Dynamics of cold ions in the magnetic reconnection jet and magnetosheath boundary layer

Friday, 14 July 2017: 09:30
Furong Room (Cynn Hotel)
Wenya Li1, Mats Andre1, Yuri V Khotyaintsev1, Andris Vaivads1, Stephen A Fuselier2, Daniel Bruce Graham1, Sergio Toledo-Redondo3, Cecilia Norgren1, Binbin Tang4, Chi Wang4, Per-Arne Lindqvist5, Drew L Turner6, David T Young2, Michael O Chandler7, Barbara L Giles8, Craig J Pollock9, Robert Ergun10, Benoit Lavraud11, Christopher T Russell12, Roy B Torbert13, Thomas Earle Moore8 and James Burch2, (1)IRF Swedish Institute of Space Physics Uppsala, Uppsala, Sweden, (2)Southwest Research Institute, San Antonio, TX, United States, (3)European Space Astronomy Centre, Madrid, Spain, (4)NSSC National Space Science Center, CAS, Beijing, China, (5)KTH Royal Institute of Technology, Stockholm, Sweden, (6)Aerospace Corporation El Segundo, El Segundo, CA, United States, (7)NASA Marshall Space Flight Center, Huntsville, AL, United States, (8)NASA Goddard Space Flight Center, Greenbelt, MD, United States, (9)Denali Scientific, Healy, AK, United States, (10)University of Colorado, Laboratory for Atmospheric and Space Physics, Boulder, CO, United States, (11)IRAP, Toulouse, France, (12)University of California Los Angeles, Earth, Planetary, and Space Sciences, Los Angeles, CA, United States, (13)University of New Hampshire Main Campus, Durham, NH, United States
Abstract:
Magnetosheath plasma usually determines many properties of asymmetric magnetic reconnection at the subsolar region of Earth's magnetopause.

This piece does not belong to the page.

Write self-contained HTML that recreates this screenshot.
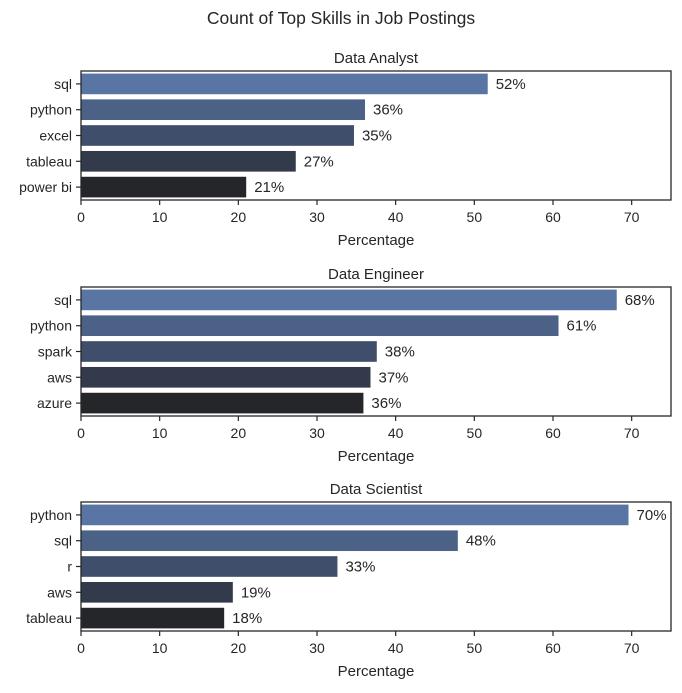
<!DOCTYPE html>
<html><head><meta charset="utf-8"><style>
body{margin:0;background:#fff;font-family:"Liberation Sans","DejaVu Sans",sans-serif}
svg text{fill:#262626}
</style></head><body>
<svg id="c" width="682" height="688" xmlns="http://www.w3.org/2000/svg">
<text x="341" y="24" text-anchor="middle" font-size="17.5">Count of Top Skills in Job Postings</text>
</svg>
<script>
const titles=["Data Analyst","Data Engineer","Data Scientist"];
const skillsDA=["sql","python","excel","tableau","power bi"];
const valuesDA=[51.7,36.1,34.7,27.3,21.0];
const skillsDE=["sql","python","spark","aws","azure"];
const valuesDE=[68.1,60.7,37.6,36.8,35.9];
const skillsDS=["python","sql","r","aws","tableau"];
const valuesDS=[69.6,47.9,32.6,19.3,18.2];
const ticks=[0,10,20,30,40,50,60,70];
const colors=["#5875a4","#4c6186","#3f4e6b","#323a4b","#25262a"];
const svg=document.getElementById('c');
const NS="http://www.w3.org/2000/svg";
function mk(t,a,txt){const e=document.createElementNS(NS,t);for(const k in a)e.setAttribute(k,a[k]);if(txt!=null)e.textContent=txt;svg.appendChild(e);return e;}
const L=81,R=671,xmax=75;
const xs=v=>L+v/xmax*(R-L);
const tops=[71,287,502],H=129;
const sets=[[skillsDA,valuesDA],[skillsDE,valuesDE],[skillsDS,valuesDS]];
sets.forEach(([sk,vals],p)=>{
 const T=tops[p],B=T+H,slot=H/sk.length;
 let e=mk('text',{x:(L+R)/2,y:T-8,'text-anchor':'middle','font-size':15},titles[p]);
 
 
 sk.forEach((s,i)=>{
  const cy=T+slot*(i+0.5),h=slot*0.8;
  let r=mk('rect',{x:L,y:cy-h/2,width:xs(vals[i])-L,height:h,fill:colors[i]});
  
  
  let lb=mk('text',{x:xs(vals[i])+8,y:cy+5,'font-size':15},Math.round(vals[i])+'%');
  
  
  mk('line',{x1:L-5,x2:L,y1:cy,y2:cy,stroke:'#262626','stroke-width':1.2});
  let yl=mk('text',{x:L-9,y:cy+5,'text-anchor':'end','font-size':14},s);
  
  
 });
 let fr=mk('rect',{x:L,y:T,width:R-L,height:H,fill:'none',stroke:'#262626','stroke-width':1.3});
 
 
 ticks.forEach(t=>{
  mk('line',{x1:xs(t),x2:xs(t),y1:B,y2:B+5,stroke:'#262626','stroke-width':1.2});
  let tl=mk('text',{x:xs(t),y:B+22,'text-anchor':'middle','font-size':14},t);
  
  
 });
 let xt=mk('text',{x:(L+R)/2,y:B+45,'text-anchor':'middle','font-size':15},'Percentage');
 
 
});
</script>
</body></html>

However, cold plasma originating from the ionosphere can also reach the magnetopause, and modify the kinetic physics of asymmetric reconnection. On 1 November 2015, the Magnetospheric Multiscale (MMS) spacecraft observed a magnetopause crossing with high-density (10-60 cm-3) cold ions and ongoing reconnection. The magnetopause crossing is estimated to be 300 ion-inertial lengths south of the X line. He+ is used to trace the cold ions in the reconnection jet and magnetosheath boundary layer. The cold ions are quickly heated and accelerated in the jet region, and mix with the magnetosheath ions. On the magnetosheath edge of ion jet, we observe two separate ion populations with distinct velocities. One population with 200-300 km/s parallel velocities is identified to be cold ion beams, and the other is the magnetosheath ions. Walén test shows that the magnetosheath ions are field-aligned and Alfvénic in the deHoffman-Teller frame, and the field-aligned cold ion beams have a much smaller velocity. These cold ion beams on the magnetosheath edge of the ion jet are suggested to be from the cold ion inflow close to the X line.